The "landing" is never fully explained. Is this just a touchdown from short finals or a descent to altitude then further descent to intercept a localiser and all that follows? In any event, it is all academic.

First of all, the PPL has to get into the seat. This may sound silly but whilst the Seven Four is a very large aircraft, its cockpit isn't - at least, not widthwise and operating the mechanics just to get seated would be the first hurdle.

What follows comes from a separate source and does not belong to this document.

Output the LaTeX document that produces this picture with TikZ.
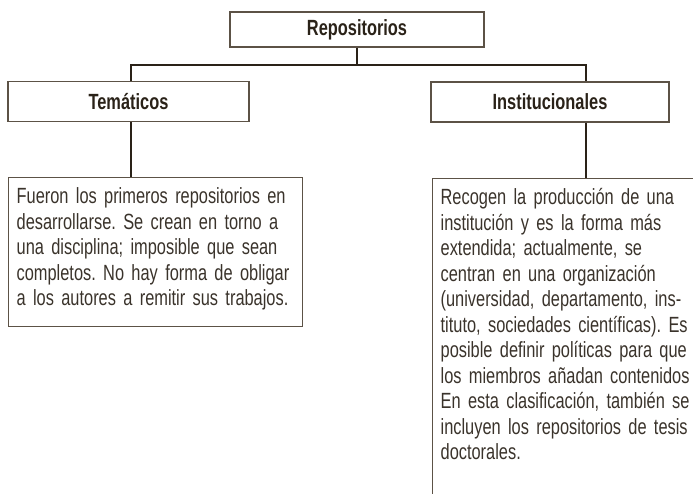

This Walter Mitty-type PPL probably has a few hours in something like a C172 or PA28 and is accustomed to almost instantaneous response from the flight controls. I submit that such a person would be lucky indeed (without the benefit of a few hours practice) to achieve something as straightforward as maintaining height and direction in a 747 where control response is vastly different, particularly in amplitude and timing and I suspect the aircraft is going to get away from our hero who is going to fall behind the curve very quickly.

Even with autopilot, RNAV, VNAV, CAT 111, and all the bells and whistles as well as cockpit assistance from another PPL and ground talk-down he would never manage it. "Speed brakes armed". Speed brake? If you don't agree, just consider height perception for starters. Normally his backside is three or four feet from the ground (when in the cockpit that is!); in the 747 he is on the fourth floor so rounding out for the flair is going to be done at minus fifty feet . . . OK, so someone is feeding him the radio altimeter but he just is not going to do it; something he realises quite early on but he has to stick with it because the only option is a go-around which will get him into even deeper trouble as he has to undo most of which he has just done and in pretty short order. And then there's turbine engine management . . . And if it's a glass cockpit . . . need I go on?

But it's still good Boys' Own stuff!